╭─ SOURCE DATA

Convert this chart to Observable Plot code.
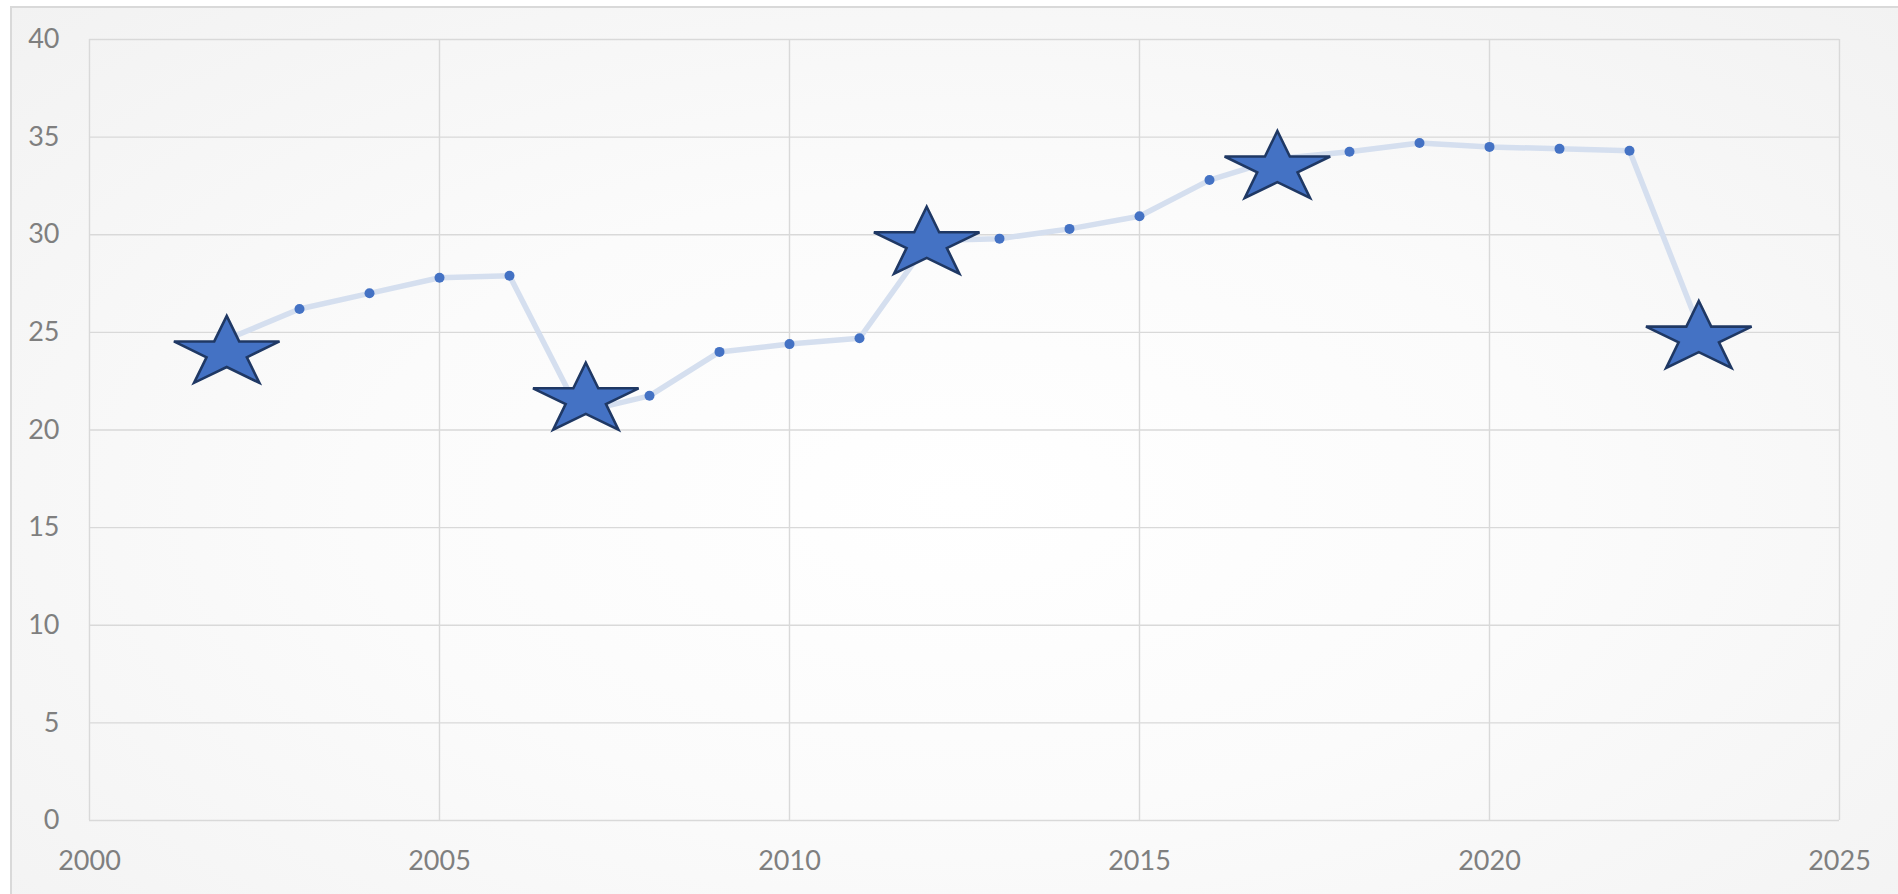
<!DOCTYPE html>
<html>
<head>
<meta charset="utf-8">
<script src="https://cdn.jsdelivr.net/npm/d3@7"></script>
<script src="https://cdn.jsdelivr.net/npm/@observablehq/plot@0.6"></script>
<style>
  html, body { margin: 0; padding: 0; background: #ffffff; }
  #frame {
    position: absolute; left: 10px; top: 6px; width: 1900px; height: 900px;
    border: 2px solid #d9d9d9; box-sizing: border-box;
    background: radial-gradient(ellipse at 50% 55%, #ffffff 0%, #fbfbfb 45%, #f2f2f2 100%);
  }
  #chart { position: absolute; left: 0; top: 0; }
</style>
</head>
<body>
<div id="frame"></div>
<div id="chart"></div>
<script>
// Line series
const years  = [2002, 2003, 2004, 2005, 2006, 2007, 2008, 2009, 2010, 2011, 2012,
                2013, 2014, 2015, 2016, 2017, 2018, 2019, 2020, 2021, 2022, 2023];
const values = [24.7, 26.2, 27.0, 27.8, 27.9, 20.9, 21.75, 24.0, 24.4, 24.7, 29.7,
                29.8, 30.3, 30.95, 32.8, 33.9, 34.25, 34.7, 34.5, 34.4, 34.3, 25.2];
// Star-highlight series (a separate series in the reference)
const starX = [2001.96, 2007.09, 2011.96, 2016.97, 2022.99];
const starY = [23.95, 21.55, 29.54, 33.42, 24.71];
const starYears = [2002, 2007, 2012, 2017, 2023];
// Axis ticks
const xTicks = [2000, 2005, 2010, 2015, 2020, 2025];
const yTicks = [0, 5, 10, 15, 20, 25, 30, 35, 40];

const lineData = years.map((y, i) => ({year: y, value: values[i]}));
const dotData = lineData.filter(d => !starYears.includes(d.year));
const starData = starX.map((x, i) => ({year: x, value: starY[i]}));

// Horizontally stretched five-point star (as in the reference)
const stretchedStar = {
  draw(context, size) {
    const R = Math.sqrt(size / Math.PI);
    const inner = 0.382 * R;
    const sx = 1.5;
    for (let k = 0; k < 10; k++) {
      const a = k * Math.PI / 5;
      const rad = k % 2 === 0 ? R : inner;
      const x = Math.sin(a) * rad * sx;
      const y = -Math.cos(a) * rad;
      if (k === 0) context.moveTo(x, y); else context.lineTo(x, y);
    }
    context.closePath();
  }
};

const chart = Plot.plot({
  width: 1898,
  height: 894,
  marginLeft: 89,
  marginRight: 59,
  marginTop: 39,
  marginBottom: 74,
  style: {background: "transparent", fontFamily: "Lato, 'Open Sans', sans-serif", fontSize: "27px", color: "#7f7f7f", overflow: "visible"},
  x: {domain: [2000, 2025], ticks: xTicks, tickFormat: "d", label: null},
  y: {domain: [0, 40], ticks: yTicks, label: null},
  marks: [
    Plot.ruleY(yTicks, {stroke: "#d9d9d9", strokeWidth: 1.4, strokeOpacity: 1}),
    Plot.ruleX(xTicks, {stroke: "#d9d9d9", strokeWidth: 1.4, strokeOpacity: 1}),
    Plot.axisX({ticks: xTicks, tickFormat: "d", tickSize: 0, tickPadding: 30, label: null, fill: "#7f7f7f"}),
    Plot.axisY({ticks: yTicks, tickSize: 0, tickPadding: 30, label: null, fill: "#7f7f7f"}),
    Plot.line(lineData, {x: "year", y: "value", stroke: "#d5dfef", strokeWidth: 5.5, strokeLinejoin: "round"}),
    Plot.dot(dotData, {x: "year", y: "value", r: 5, fill: "#4472c4", stroke: "none"}),
    Plot.dot(starData, {x: "year", y: "value", r: 37, symbol: stretchedStar,
      fill: "#4472c4", stroke: "#1f3864", strokeWidth: 2.6, strokeLinejoin: "miter"})
  ]
});
document.getElementById("chart").appendChild(chart);
</script>
</body>
</html>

╰─

* _WHAT TO PRODUCE_
Output all of the data exactly as it stands, minus any images.

* _WRITTEN SOLUTION_
Convert this chart to Observable Plot code.
<!DOCTYPE html>
<html>
<head>
<meta charset="utf-8">
<script src="https://cdn.jsdelivr.net/npm/d3@7"></script>
<script src="https://cdn.jsdelivr.net/npm/@observablehq/plot@0.6"></script>
<style>
  html, body { margin: 0; padding: 0; background: #ffffff; }
  #frame {
    position: absolute; left: 10px; top: 6px; width: 1900px; height: 900px;
    border: 2px solid #d9d9d9; box-sizing: border-box;
    background: radial-gradient(ellipse at 50% 55%, #ffffff 0%, #fbfbfb 45%, #f2f2f2 100%);
  }
  #chart { position: absolute; left: 0; top: 0; }
</style>
</head>
<body>
<div id="frame"></div>
<div id="chart"></div>
<script>
// Line series
const years  = [2002, 2003, 2004, 2005, 2006, 2007, 2008, 2009, 2010, 2011, 2012,
                2013, 2014, 2015, 2016, 2017, 2018, 2019, 2020, 2021, 2022, 2023];
const values = [24.7, 26.2, 27.0, 27.8, 27.9, 20.9, 21.75, 24.0, 24.4, 24.7, 29.7,
                29.8, 30.3, 30.95, 32.8, 33.9, 34.25, 34.7, 34.5, 34.4, 34.3, 25.2];
// Star-highlight series (a separate series in the reference)
const starX = [2001.96, 2007.09, 2011.96, 2016.97, 2022.99];
const starY = [23.95, 21.55, 29.54, 33.42, 24.71];
const starYears = [2002, 2007, 2012, 2017, 2023];
// Axis ticks
const xTicks = [2000, 2005, 2010, 2015, 2020, 2025];
const yTicks = [0, 5, 10, 15, 20, 25, 30, 35, 40];

const lineData = years.map((y, i) => ({year: y, value: values[i]}));
const dotData = lineData.filter(d => !starYears.includes(d.year));
const starData = starX.map((x, i) => ({year: x, value: starY[i]}));

// Horizontally stretched five-point star (as in the reference)
const stretchedStar = {
  draw(context, size) {
    const R = Math.sqrt(size / Math.PI);
    const inner = 0.382 * R;
    const sx = 1.5;
    for (let k = 0; k < 10; k++) {
      const a = k * Math.PI / 5;
      const rad = k % 2 === 0 ? R : inner;
      const x = Math.sin(a) * rad * sx;
      const y = -Math.cos(a) * rad;
      if (k === 0) context.moveTo(x, y); else context.lineTo(x, y);
    }
    context.closePath();
  }
};

const chart = Plot.plot({
  width: 1898,
  height: 894,
  marginLeft: 89,
  marginRight: 59,
  marginTop: 39,
  marginBottom: 74,
  style: {background: "transparent", fontFamily: "Lato, 'Open Sans', sans-serif", fontSize: "27px", color: "#7f7f7f", overflow: "visible"},
  x: {domain: [2000, 2025], ticks: xTicks, tickFormat: "d", label: null},
  y: {domain: [0, 40], ticks: yTicks, label: null},
  marks: [
    Plot.ruleY(yTicks, {stroke: "#d9d9d9", strokeWidth: 1.4, strokeOpacity: 1}),
    Plot.ruleX(xTicks, {stroke: "#d9d9d9", strokeWidth: 1.4, strokeOpacity: 1}),
    Plot.axisX({ticks: xTicks, tickFormat: "d", tickSize: 0, tickPadding: 30, label: null, fill: "#7f7f7f"}),
    Plot.axisY({ticks: yTicks, tickSize: 0, tickPadding: 30, label: null, fill: "#7f7f7f"}),
    Plot.line(lineData, {x: "year", y: "value", stroke: "#d5dfef", strokeWidth: 5.5, strokeLinejoin: "round"}),
    Plot.dot(dotData, {x: "year", y: "value", r: 5, fill: "#4472c4", stroke: "none"}),
    Plot.dot(starData, {x: "year", y: "value", r: 37, symbol: stretchedStar,
      fill: "#4472c4", stroke: "#1f3864", strokeWidth: 2.6, strokeLinejoin: "miter"})
  ]
});
document.getElementById("chart").appendChild(chart);
</script>
</body>
</html>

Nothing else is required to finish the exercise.